No state handout for port’s Greenbank Farm dream

Money to pay for a bottling and packaging facility at the Greenbank Farm won’t materialize in 2011.

Money to pay for a bottling and packaging facility at the Greenbank Farm won’t materialize in 2011.

Jim Patton, Port of Coupeville executive director, announced during Wednesday’s port meeting that a proposal to receive $985,000 in state funding didn’t make it out of the House Capital Budget Committee.

“It’s apparently dead for this year,” Patton said.

He noted after the meeting it was the second time legislators have rejected a proposal to construct a new building at the Greenbank Farm.

Port officials lobbied state legislators for money to build a 10,000-square-foot bottling and packaging facility that would benefit local farmers by providing a place to prepare their products for sale.

State Rep. Norma Smith, R-Clinton, who is a member of the Capital Budget  Committee, said the proposal for the building was submitted after the session started, which was too late for it to be properly vetted and ranked.

She said the allocation of capital project dollars was the lowest it has been in eight years. The priority this year focused on education projects such as supporting school construction and providing dollars for the Public Works Trust Fund, which is a loan program that helps fund infrastructure projects.

With no state money available, officials can still work on other aspects of the project. Currently, such a large building couldn’t be legally built at the Greenbank Farm. The Special Review District zoning that encompasses the publicly owned farm caps new buildings at 5,000 square feet.

To change the regulations, the port has to work with the Island County to tweak the language in the zoning. However, that process takes nearly a year to complete and the financially strapped port district has to shell out $5,150 to Island County.

Patton said he is starting to think about the port’s 2012 budget and he will try to work the fee into next year’s document.
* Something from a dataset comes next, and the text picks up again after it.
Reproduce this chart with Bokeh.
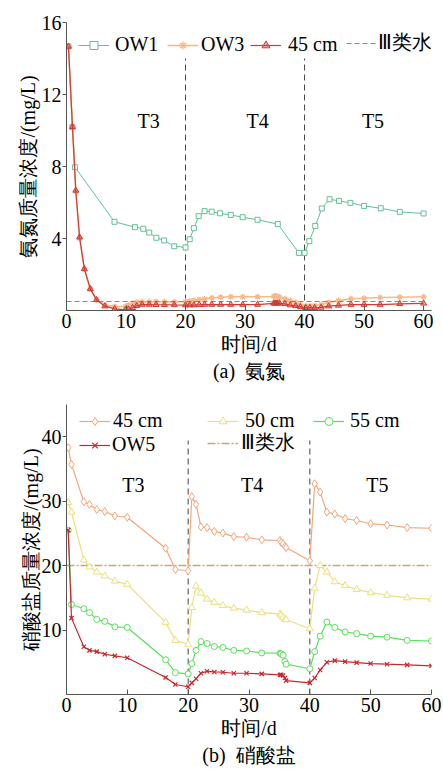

Smith said she is willing to work with the port to submit the project in the 2013 biennium budget. She said the Department of Commerce or the Department of Agriculture could provide assistance to rank the importance of the bottling and packaging building, which would improve its chances of being funded. She said that the groups could also be helpful in finding an alternative funding source.

She complimented the port and the Greenbank Farm managers on developing a project that could have such a visible benefit to Whidbey Island’s farmers.